--- WRITTEN TASK ---
Copy from the first line below down to and including the line with "S + i][tl * S". Skip the pictures.

--- SOURCE DATA ---
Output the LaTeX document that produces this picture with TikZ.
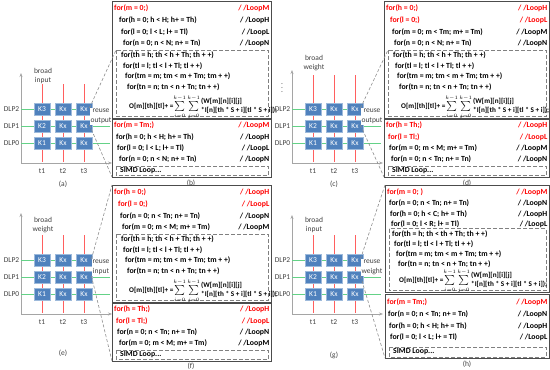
\documentclass[tikz,border=0pt]{standalone}
\usepackage{fontspec}
\setmainfont{Carlito}
\usetikzlibrary{arrows.meta}

\definecolor{peblue}{RGB}{79,129,189}
\definecolor{bcred}{RGB}{255,95,95}
\definecolor{dlpgreen}{RGB}{100,210,135}
\definecolor{codered}{RGB}{255,0,0}
\definecolor{axisgray}{RGB}{165,165,165}
\definecolor{labgray}{RGB}{64,64,64}

\newcommand{\codefont}{\fontsize{7.8}{8}\selectfont\bfseries}
\newcommand{\formfont}{\fontsize{7.2}{8}\selectfont\bfseries}
\newcommand{\labfont}{\fontsize{7.5}{9.5}\selectfont}
% output update, same in all four loop nests
\newcommand{\convsum}{O[m][th][tl]+ =$\scriptstyle\sum\limits_{i=0}^{k-1}\sum\limits_{j=0}^{k-1}$\,{\def\arraystretch{1.15}\begin{tabular}{@{}l@{}}(W[m][n][i][j]\\{}*I[n][th * S + i][tl * S + i]);\end{tabular}}}

\tikzset{
  pe/.style={rectangle, fill=peblue, draw=peblue!55!white, line width=0.5pt,
    minimum width=16pt, minimum height=11.5pt, inner sep=0pt, text=white, font=\labfont},
  lab/.style={font=\labfont, text=labgray, inner sep=1pt},
  code/.style={anchor=west, inner sep=0pt, font=\codefont},
  loopc/.style={anchor=east, inner sep=0pt, font=\codefont},
  hot/.style={text=codered},
  cold/.style={},
  outerbox/.style={draw=black!70, line width=0.9pt},
  innerbox/.style={draw=black!50, line width=0.9pt, dash pattern=on 4pt off 2pt},
  zoomline/.style={draw=black!45, line width=0.6pt, dash pattern=on 3pt off 2pt},
  axisline/.style={draw=axisgray, line width=0.8pt, -{Stealth[length=4pt,width=3pt]}},
  bcast/.style={draw=bcred, line width=1pt},
  dlp/.style={draw=dlpgreen, line width=1pt},
}

\begin{document}
\begin{tikzpicture}[x=1pt,y=-1pt]
\useasboundingbox (0,0) rectangle (550,370);

% PE arrays (a) (c) (e) (g)
\foreach \p/\dx/\dy/\bword/\rword/\ly/\rt/\yt in {a/0/0/input/output/71/84/73,
    c/271/0/weight/output/58/75/70, e/0/151/weight/input/69/84/62,
    g/271/151/input/weight/69/84/64} {
  \begin{scope}[shift={(\dx,\dy)}]
    \coordinate (\p-o) at (21,163);
    \coordinate (\p-ytip) at (21,\yt);
    \coordinate (\p-xtip) at (112,163);
    \draw[axisline] (\p-o) -- (\p-ytip);
    \draw[axisline] (\p-o) -- (\p-xtip);
    \node[lab] (\p-b1) at (43,\ly) {broad};
    \node[lab] (\p-b2) at (43,\ly+9.5) {\bword};
    \foreach \c/\xx in {1/42,2/63,3/84} {
      \coordinate (\p-top\c) at (\xx,\rt);
      \coordinate (\p-bot\c) at (\xx,162);
      \draw[bcast] (\p-top\c) -- (\p-bot\c);
      \node[lab] (\p-t\c) at (\xx,171.5) {t\c};
    }
    \foreach \r/\yy/\k in {2/109/K3,1/126/K2,0/143/K1} {
      \node[lab,anchor=east] (\p-dlp\r) at (20.5,\yy) {DLP\r};
      \coordinate (\p-end\r) at (110,\yy);
      \draw[dlp] (\p-o |- \p-dlp\r) -- (\p-end\r);
      \node[pe] (\p-k\r1) at (42,\yy) {\k};
      \node[pe] (\p-k\r2) at (63,\yy) {Kx};
      \node[pe] (\p-k\r3) at (84,\yy) {Kx};
    }
    \node[lab,fill=white,align=center,inner sep=1pt] (\p-ru) at (101,116.5) {reuse\\\rword};
  \end{scope}
}
\node[lab] (c-dots) at (282,85) {$\vdots$};

% captions
\node[lab] (a-cap) at (63,184) {(a)};
\node[lab] (b-cap) at (191,183) {(b)};
\node[lab] (c-cap) at (334,184) {(c)};
\node[lab] (d-cap) at (467,183) {(d)};
\node[lab] (e-cap) at (63,353) {(e)};
\node[lab] (f-cap) at (191,366) {(f)};
\node[lab] (g-cap) at (334,355) {(g)};
\node[lab] (h-cap) at (467,364) {(h)};

% (b) loop nest
\draw[outerbox] (112,1) rectangle (271,118);
\draw[outerbox] (112,119.5) rectangle (271,177);
\draw[innerbox] (116,50) rectangle (268,116.5);
\draw[innerbox] (116,166) rectangle (268,175.5);
\foreach \xx/\yy/\txt/\lp/\sty [count=\i] in {
    114/8/for(m = 0;)/M/hot, 119/20/for(h = 0; h < H; h+ = Th)/H/cold,
    121/32/for(l = 0; l < L; l+ = Tl)/L/cold, 123/43.5/for(n = 0; n < N; n+ = Tn)/N/cold,
    114/125/for(m = Tm;)/M/hot, 116/137/for(h = 0; h < H; h+ = Th)/H/cold,
    117/148/for(l = 0; l < L; l+ = Tl)/L/cold, 119/159/for(n = 0; n < N; n+ = Tn)/N/cold} {
  \node[code,\sty] (b-l\i) at (\xx,\yy) {\txt};
  \node[loopc,\sty] (b-c\i) at (269.5,\yy) {/ /Loop\lp};
}
\foreach \xx/\yy/\txt [count=\i] in {121/55.5/for(th = h; th < h + Th; th + +),
    123/66/for(tl = l; tl < l + Tl; tl + +), 125/76.5/for(tm = m; tm < m + Tm; tm + +),
    127/87/for(tn = n; tn < n + Tn; tn + +)}
  \node[code] (b-i\i) at (\xx,\yy) {\txt};
\node[code,font=\formfont] (b-f) at (129,107.5) {\convsum};
\node[code] (b-simd) at (120,171) {SIMD Loop...};

% (d) loop nest
\draw[outerbox] (384,1) rectangle (549,118);
\draw[outerbox] (384,119.5) rectangle (549,177);
\draw[innerbox] (388,50) rectangle (546,116.5);
\draw[innerbox] (388,166) rectangle (546,175.5);
\foreach \xx/\yy/\txt/\lp/\sty [count=\i] in {
    386/8/for(h = 0;)/H/hot, 390/20/for(l = 0;)/L/hot,
    392/32/for(m = 0; m < Tm; m+ = Tm)/M/cold, 394/43.5/for(n = 0; n < N; n+ = Tn)/N/cold,
    386/125/for(h = Th;)/H/hot, 388/137/for(l = Tl;)/L/hot,
    389/148/for(m = 0; m < M; m+ = Tm)/M/cold, 391/159/for(n = 0; n < Tn; n+ = Tn)/N/cold} {
  \node[code,\sty] (d-l\i) at (\xx,\yy) {\txt};
  \node[loopc,\sty] (d-c\i) at (547.5,\yy) {/ /Loop\lp};
}
\foreach \xx/\yy/\txt [count=\i] in {393/55.5/for(th = h; th < h + Th; th + +),
    395/66/for(tl = l; tl < l + Tl; tl + +), 397/76.5/for(tm = m; tm < m + Tm; tm + +),
    399/87/for(tn = n; tn < n + Tn; tn + +)}
  \node[code] (d-i\i) at (\xx,\yy) {\txt};
\node[code,font=\formfont] (d-f) at (401,107.5) {\convsum};
\node[code] (d-simd) at (392,171) {SIMD Loop...};

% (f) loop nest
\begin{scope}[shift={(0,184)}]
\draw[outerbox] (112,1) rectangle (271,118);
\draw[outerbox] (112,119.5) rectangle (271,177);
\draw[innerbox] (116,50) rectangle (268,116.5);
\draw[innerbox] (116,166) rectangle (268,175.5);
\foreach \xx/\yy/\txt/\lp/\sty [count=\i] in {
    114/8/for(h = 0;)/H/hot, 118/20/for(l = 0;)/L/hot,
    120/32/for(n = 0; n < Tn; n+ = Tn)/N/cold, 122/43.5/for(m = 0; m < M; m+ = Tm)/M/cold,
    114/125/for(h = Th;)/H/hot, 116/137/for(l = Tl;)/L/hot,
    117/148/for(n = 0; n < Tn; n+ = Tn)/N/cold, 119/159/for(m = 0; m < M; m+ = Tm)/M/cold} {
  \node[code,\sty] (f-l\i) at (\xx,\yy) {\txt};
  \node[loopc,\sty] (f-c\i) at (269.5,\yy) {/ /Loop\lp};
}
\foreach \xx/\yy/\txt [count=\i] in {121/55.5/for(th = h; th < h + Th; th + +),
    123/66/for(tl = l; tl < l + Tl; tl + +), 125/76.5/for(tm = m; tm < m + Tm; tm + +),
    127/87/for(tn = n; tn < n + Tn; tn + +)}
  \node[code] (f-i\i) at (\xx,\yy) {\txt};
\node[code,font=\formfont] (f-f) at (129,107.5) {\convsum};
\node[code] (f-simd) at (120,171) {SIMD Loop...};
\end{scope}

% (h) loop nest
\draw[outerbox] (385,185) rectangle (549,292);
\draw[outerbox] (385,294.5) rectangle (549,358);
\draw[innerbox] (389,228.5) rectangle (546,290.5);
\draw[innerbox] (389,347) rectangle (546,357);
\foreach \xx/\yy/\txt/\lp/\sty [count=\i] in {
    387/192/for(m = 0; )/M/hot, 389/203/for(n = 0; n < Tn; n+ = Tn)/N/cold,
    390/214/for(h = 0; h < C; h+ = Th)/H/cold, 391/224.5/for(l = 0; l < R; l+ = Tl)/L/cold,
    387/302/for(m = Tm;)/M/hot, 388/314/for(n = 0; n < Tn; n+ = Tn)/N/cold,
    389/326/for(h = 0; h < H; h+ = Th)/H/cold, 390/337/for(l = 0; l < L; l+ = Tl)/L/cold} {
  \node[code,\sty] (h-l\i) at (\xx,\yy) {\txt};
  \node[loopc,\sty] (h-c\i) at (547.5,\yy) {/ /Loop\lp};
}
\foreach \xx/\yy/\txt [count=\i] in {392/234/for(th = h; th < th + Th; th + +),
    394/244/for(tl = l; tl < l + Tl; tl + +), 396/254/for(tm = m; tm < m + Tm; tm + +),
    398/264/for(tn = n; tn < n + Tn; tn + +)}
  \node[code] (h-i\i) at (\xx,\yy) {\txt};
\node[code,font=\formfont] (h-f) at (399,281.5) {\convsum};
\node[code] (h-simd) at (393,352) {SIMD Loop...};

% zoom-in lines from PE arrays to loop nests
\coordinate (b-in) at (116,50);
\coordinate (b-low) at (112,177);
\coordinate (d-in) at (388,50);
\coordinate (d-low) at (384,177);
\coordinate (f-top) at (112,185);
\coordinate (f-low) at (112,361);
\coordinate (h-top) at (385,185);
\coordinate (h-low) at (385,358);
\draw[zoomline] (a-ru.north west) -- (b-in);
\draw[zoomline] (a-ru.south west) -- (b-low);
\draw[zoomline] (c-ru.north west) -- (d-in);
\draw[zoomline] (c-ru.south west) -- (d-low);
\draw[zoomline] (e-ru.north west) -- (f-top);
\draw[zoomline] (e-ru.south west) -- (f-low);
\draw[zoomline] (g-ru.north west) -- (h-top);
\draw[zoomline] (g-ru.south west) -- (h-low);
\end{tikzpicture}
\end{document}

--- SOLUTION TO THIS PROBLEM ---
Output the LaTeX document that produces this picture with TikZ.
\documentclass[tikz,border=0pt]{standalone}
\usepackage{fontspec}
\setmainfont{Carlito}
\usetikzlibrary{arrows.meta}

\definecolor{peblue}{RGB}{79,129,189}
\definecolor{bcred}{RGB}{255,95,95}
\definecolor{dlpgreen}{RGB}{100,210,135}
\definecolor{codered}{RGB}{255,0,0}
\definecolor{axisgray}{RGB}{165,165,165}
\definecolor{labgray}{RGB}{64,64,64}

\newcommand{\codefont}{\fontsize{7.8}{8}\selectfont\bfseries}
\newcommand{\formfont}{\fontsize{7.2}{8}\selectfont\bfseries}
\newcommand{\labfont}{\fontsize{7.5}{9.5}\selectfont}
% output update, same in all four loop nests
\newcommand{\convsum}{O[m][th][tl]+ =$\scriptstyle\sum\limits_{i=0}^{k-1}\sum\limits_{j=0}^{k-1}$\,{\def\arraystretch{1.15}\begin{tabular}{@{}l@{}}(W[m][n][i][j]\\{}*I[n][th * S + i][tl * S + i]);\end{tabular}}}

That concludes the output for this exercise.